> Goal:
Sift the listing for lines that hold the string "diagram" and pull them out.

Code that draws figures
↓
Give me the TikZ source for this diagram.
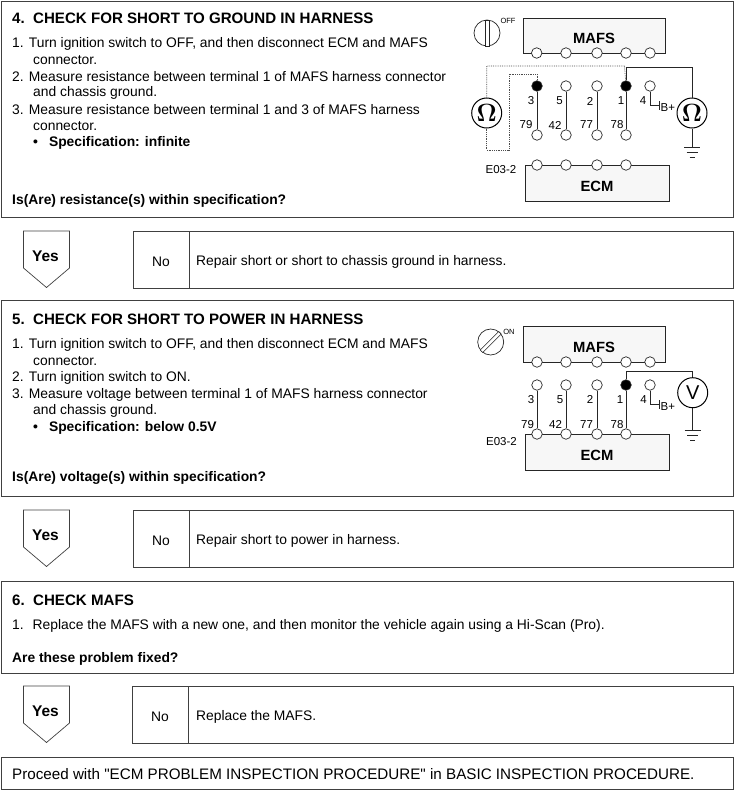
\documentclass[tikz,border=0pt]{standalone}
\usepackage{fontspec}
\setmainfont{Liberation Sans}
\newfontfamily\plainfont{Liberation Sans}
\usetikzlibrary{arrows.meta,positioning}

\begin{document}
\begin{tikzpicture}[
  x=1pt, y=-1pt,
  frame/.style={draw=black!75, line width=0.9pt},
  body/.style={anchor=west, inner sep=0pt, font=\fontsize{13.85}{15}\selectfont},
  bodyb/.style={body, font=\fontsize{13.85}{15}\selectfont\bfseries},
  title/.style={anchor=west, inner sep=0pt, font=\fontsize{15.1}{17}\selectfont\bfseries},
  unit/.style={rectangle, draw=black!85, fill=black!3, line width=0.7pt, inner sep=0pt, font=\fontsize{14.8}{17}\selectfont\bfseries},
  pin/.style={circle, draw=black!85, fill=white, line width=0.7pt, minimum size=10.5pt, inner sep=0pt},
  hot/.style={pin, fill=black},
  meter/.style={circle, draw=black, fill=white, line width=1pt, minimum size=30pt, inner sep=0pt, font=\fontsize{20}{22}\selectfont},
  wire/.style={draw=black!85, line width=0.7pt},
  probe/.style={draw=black!70, line width=0.8pt, densely dotted},
  tag/.style={inner sep=0pt, font=\fontsize{11.5}{13}\selectfont},
  small/.style={inner sep=0pt, font=\fontsize{7.5}{9}\selectfont},
  ground/.pic={
    \draw[wire] (-8,0) -- (8,0);
    \draw[wire] (-5.5,5) -- (5.5,5);
    \draw[wire] (-2.5,10) -- (2.5,10);
  }
]
\useasboundingbox (0,0) rectangle (734,790);

% frames
\node[frame, minimum width=732.5pt, minimum height=216.5pt, anchor=north west, inner sep=0pt] (stepA) at (0.5,0.5) {};
\node[frame, minimum width=732.5pt, minimum height=196pt, anchor=north west, inner sep=0pt] (stepB) at (0.5,300) {};
\node[frame, minimum width=732.5pt, minimum height=92pt, anchor=north west, inner sep=0pt] (stepC) at (0.5,581) {};
\node[frame, minimum width=732.5pt, minimum height=32pt, anchor=north west, inner sep=0pt] (proceed) at (0.5,757) {};

% Yes / No rows
\foreach \y/\n/\nx/\lx/\txt in {231/A/161/133/{Repair short or short to chassis ground in harness.},
    510/B/161/133/{Repair short to power in harness.},
    686/C/160/132/{Replace the MAFS.}} {
  \draw[frame, line width=0.7pt] (23.5,\y) -- ++(46,0) -- ++(0,37) -- ++(-23,19.5) -- ++(-23,-19.5) -- cycle;
  \node[inner sep=0pt, font=\fontsize{15.5}{17}\selectfont\bfseries] (yes\n) at (45.5,\y+25) {Yes};
  \node[frame, line width=0.7pt, anchor=north west, minimum width=733pt-\lx pt, minimum height=57pt, inner sep=0pt] (nobox\n) at (\lx,\y) {};
  \draw[frame, line width=0.7pt] (\lx+56,\y) -- (\lx+56,\y+57);
  \node[inner sep=0pt, font=\fontsize{13.85}{15}\selectfont] (no\n) at (\nx,\y+30.5) {No};
  \node[body] (fix\n) at (196,\y+30.5) {\txt};
}

% step 4 text
\node[title] (headA) at (12,18) {4.\ \ CHECK FOR SHORT TO GROUND IN HARNESS};
\node[body] at (12,44) {1. Turn ignition switch to OFF, and then disconnect ECM and MAFS};
\node[body] at (33,60) {connector.};
\node[body] at (12,77) {2. Measure resistance between terminal 1 of MAFS harness connector};
\node[body] at (33,93) {and chassis ground.};
\node[body] at (12,110) {3. Measure resistance between terminal 1 and 3 of MAFS harness};
\node[body] at (33,126) {connector.};
\node[bodyb] at (33,143) {•\hspace{11pt}Specification: infinite};
\node[bodyb] at (12,201) {Is(Are) resistance(s) within specification?};

% step 5 text
\node[title] (headB) at (12,319) {5.\ \ CHECK FOR SHORT TO POWER IN HARNESS};
\node[body] at (12,345) {1. Turn ignition switch to OFF, and then disconnect ECM and MAFS};
\node[body] at (33,361) {connector.};
\node[body] at (12,378) {2. Turn ignition switch to ON.};
\node[body] at (12,395) {3. Measure voltage between terminal 1 of MAFS harness connector};
\node[body] at (33,411) {and chassis ground.};
\node[bodyb] at (33,428) {•\hspace{11pt}Specification: below 0.5V};
\node[bodyb] at (12,478) {Is(Are) voltage(s) within specification?};

% step 6 text
\node[title] (headC) at (12,600) {6.\ \ CHECK MAFS};
\node[body] at (12,626) {1.\hspace{9pt}Replace the MAFS with a new one, and then monitor the vehicle again using a Hi-Scan (Pro).};
\node[bodyb] at (12,659) {Are these problem fixed?};
\node[anchor=west, inner sep=0pt, font=\fontsize{15.2}{17}\selectfont\plainfont] (proceedtxt) at (12,774) {Proceed with "ECM PROBLEM INSPECTION PROCEDURE" in BASIC INSPECTION PROCEDURE.};

% diagram of step 4
\node[circle, draw=black!85, line width=0.7pt, minimum size=26pt, inner sep=0pt] (keyA) at (487,33) {};
\node[draw=black!85, fill=white, line width=0.6pt, minimum width=3.5pt, minimum height=26pt, inner sep=0pt] (slotA) at (487.5,33) {};
\node[small] (offA) at (508,21) {OFF};
\node[unit, minimum width=142pt, minimum height=35pt] (mafsA) at (594,35.5) {\raisebox{-3pt}[10pt][0pt]{MAFS}};
\node[unit, minimum width=144pt, minimum height=36pt] (ecmA) at (597,183) {\raisebox{-3pt}[10pt][0pt]{ECM}};
\node[tag] (connA) at (501,170) {E03-2};
\foreach \x [count=\i] in {536.7,566,597,626,650}
  \node[pin] (mafsA\i) at (\x,53) {};
\foreach \x [count=\i] in {537,566,597,626}
  \node[pin] (ecmA\i) at (\x,165) {};
\foreach \x [count=\i] in {537,566,597,626} {
  \node[pin] (botA\i) at (\x,135) {};
  \ifnum\i=1 \node[hot] (topA\i) at (\x,86) {};
  \else\ifnum\i=4 \node[hot] (topA\i) at (\x,86) {};
  \else \node[pin] (topA\i) at (\x,86) {};
  \fi\fi
  \draw[wire] (topA\i) -- (botA\i);
}
\node[pin] (topA5) at (650,86) {};
\foreach \x/\n in {531/3,559.5/5,590/2,621/1,643/4}
  \node[tag] at (\x,101) {\n};
\foreach \x/\n in {526/79,555/42,586.5/77,617/78}
  \node[tag] at (\x,125) {\n};
\coordinate (bendA) at (659,105);
\draw[wire] (topA5) |- (bendA);
\draw[wire] (659,101) -- (659,110);
\node[tag, anchor=west] (bplusA) at (660.5,108) {B+};
\node[meter, font=\fontsize{24}{26}\selectfont\boldmath] (ohmL) at (486.7,113) {$\Omega$};
\node[meter, font=\fontsize{24}{26}\selectfont\boldmath] (ohmR) at (692,113) {$\Omega$};
\coordinate (wireA) at (692,67);
\coordinate (dotA) at (624.5,66);
\coordinate (dotB) at (509,150);
\coordinate (dotC) at (509,74);
\coordinate (gndA) at (692,147);
\draw[wire] (topA4) |- (wireA) -- (ohmR);
\draw[wire] (ohmR) -- (gndA);
\pic at (gndA) {ground};
\draw[probe] (ohmL) |- (dotA) -- (topA4);
\draw[probe] (ohmL) |- (dotB) -- (dotC) -| (topA1);

% diagram of step 5
\node[circle, draw=black!85, line width=0.7pt, minimum size=26pt, inner sep=0pt] (keyB) at (490.7,342) {};
\node[draw=black!85, fill=white, line width=0.6pt, minimum width=3.5pt, minimum height=26pt, inner sep=0pt, rotate=-45] (slotB) at (490.7,342) {};
\node[small] (onB) at (509,332) {ON};
\node[unit, minimum width=142pt, minimum height=35.5pt] (mafsB) at (594,344.5) {\raisebox{-3pt}[10pt][0pt]{MAFS}};
\node[unit, minimum width=144pt, minimum height=36.5pt] (ecmB) at (597,452.5) {\raisebox{-3pt}[10pt][0pt]{ECM}};
\node[tag] (connB) at (501.5,441.5) {E03-2};
\foreach \x [count=\i] in {537,566,597,626,650}
  \node[pin] (mafsB\i) at (\x,362) {};
\foreach \x [count=\i] in {537,566,597,626} {
  \node[pin] (ecmB\i) at (\x,434) {};
  \ifnum\i=4 \node[hot] (topB\i) at (\x,385) {};
  \else \node[pin] (topB\i) at (\x,385) {};
  \fi
  \draw[wire] (topB\i) -- (ecmB\i);
}
\node[pin] (topB5) at (650,385) {};
\foreach \x/\n in {531/3,560/5,590/2,620/1,643.5/4}
  \node[tag] at (\x,399.5) {\n};
\foreach \x/\n in {527.5/79,555.5/42,586.5/77,617/78}
  \node[tag] at (\x,424.5) {\n};
\coordinate (bendB) at (659,404);
\draw[wire] (topB5) |- (bendB);
\draw[wire] (659,400) -- (659,409);
\node[tag, anchor=west] (bplusB) at (660.5,407) {B+};
\node[meter] (volt) at (692.7,392.7) {V};
\coordinate (wireB) at (692.7,371.5);
\coordinate (gndB) at (692.7,430);
\draw[wire] (topB4) |- (wireB) -- (volt);
\draw[wire] (volt) -- (gndB);
\pic at (gndB) {ground};
\end{tikzpicture}
\end{document}
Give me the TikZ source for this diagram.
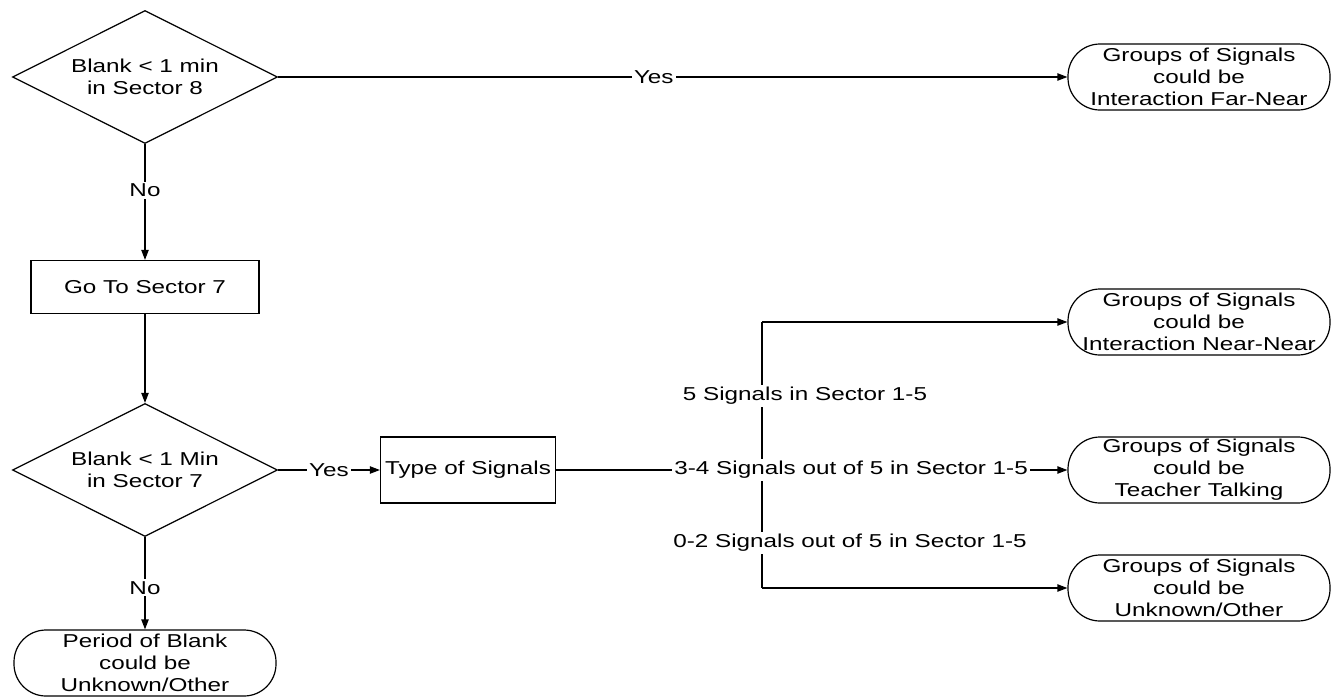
\documentclass[tikz,border=0pt]{standalone}
\usepackage{fontspec}
\setmainfont{Liberation Sans}[FakeStretch=1.3]
\usetikzlibrary{shapes.geometric,arrows.meta}

\tikzset{every picture/.style={line width=0.9pt}}
\tikzset{
	decision/.style={draw,diamond,aspect=2,inner sep=0pt,minimum width=198.75pt,minimum height=99.75pt,align=center},
	process/.style={draw,rectangle,inner sep=0pt,align=center},
	terminal/.style={draw,rectangle,rounded corners=24pt,inner sep=0pt,minimum width=196.5pt,minimum height=49.5pt,align=center},
	edgelabel/.style={fill=white,inner sep=1.5pt},
	flow/.style={-{Triangle[length=7.5pt,width=5.5pt]}}
}

\begin{document}
\begin{tikzpicture}[x=0.75pt,y=0.75pt,yscale=-1,xscale=1,every node/.style={font=\fontsize{14pt}{16.5pt}\selectfont}]
	\useasboundingbox (0,0) rectangle (1332,697);
	
	% Decision
	\node [decision] (q8) at (145,77) {Blank < 1 min\\in Sector 8};
	% Terminal
	\node [terminal] (farnear) at (1199,77) {Groups of Signals\\could be\\Interaction Far-Near};
	% Process
	\node [process,minimum width=171pt,minimum height=39.75pt] (go7) at (145,287) {Go To Sector 7};
	% Decision
	\node [decision] (q7) at (145,470) {Blank < 1 Min\\in Sector 7};
	% Process
	\node [process,minimum width=131.25pt,minimum height=49.5pt] (sigtype) at (468,470) {Type of Signals};
	% Terminal
	\node [terminal] (nearnear) at (1199,322) {Groups of Signals\\could be\\Interaction Near-Near};
	% Terminal
	\node [terminal] (teacher) at (1199,470) {Groups of Signals\\could be\\Teacher Talking};
	% Terminal
	\node [terminal] (unknown) at (1199,588) {Groups of Signals\\could be\\Unknown/Other};
	% Terminal
	\node [terminal] (blank) at (145,663) {Period of Blank\\could be\\Unknown/Other};
	
	% Branch points
	\coordinate (jtop) at (762,322);
	\coordinate (jbot) at (762,588);
	
	% Connection
	\draw [flow] (q8.east) -- node [edgelabel,pos=0.476] {Yes} (farnear.west);
	% Connection
	\draw [flow] (q8.south) -- node [edgelabel,pos=0.4] {No} (go7.north);
	% Connection
	\draw [flow] (go7.south) -- (q7.north);
	% Connection
	\draw [flow] (q7.east) -- node [edgelabel] {Yes} (sigtype.west);
	% Connection
	\draw [flow] (q7.south) -- node [edgelabel,pos=0.55] {No} (blank.north);
	% Connection
	\draw (jtop) -- (jbot);
	\draw [flow] (jtop) -- (nearnear.west);
	\draw [flow] (jbot) -- (unknown.west);
	\draw [flow] (sigtype.east) -- node [edgelabel,pos=0.577] (lblmid) {3-4 Signals out of 5 in Sector 1-5} (teacher.west);
	% Text Node
	\node [edgelabel] (lbltop) at (805,396) {5 Signals in Sector 1-5};
	% Text Node
	\node [edgelabel] (lblbot) at (850,543) {0-2 Signals out of 5 in Sector 1-5};
	
\end{tikzpicture}
\end{document}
↑
> Task result:
Give me the TikZ source for this diagram.
% diagram of step 4
% diagram of step 5
Give me the TikZ source for this diagram.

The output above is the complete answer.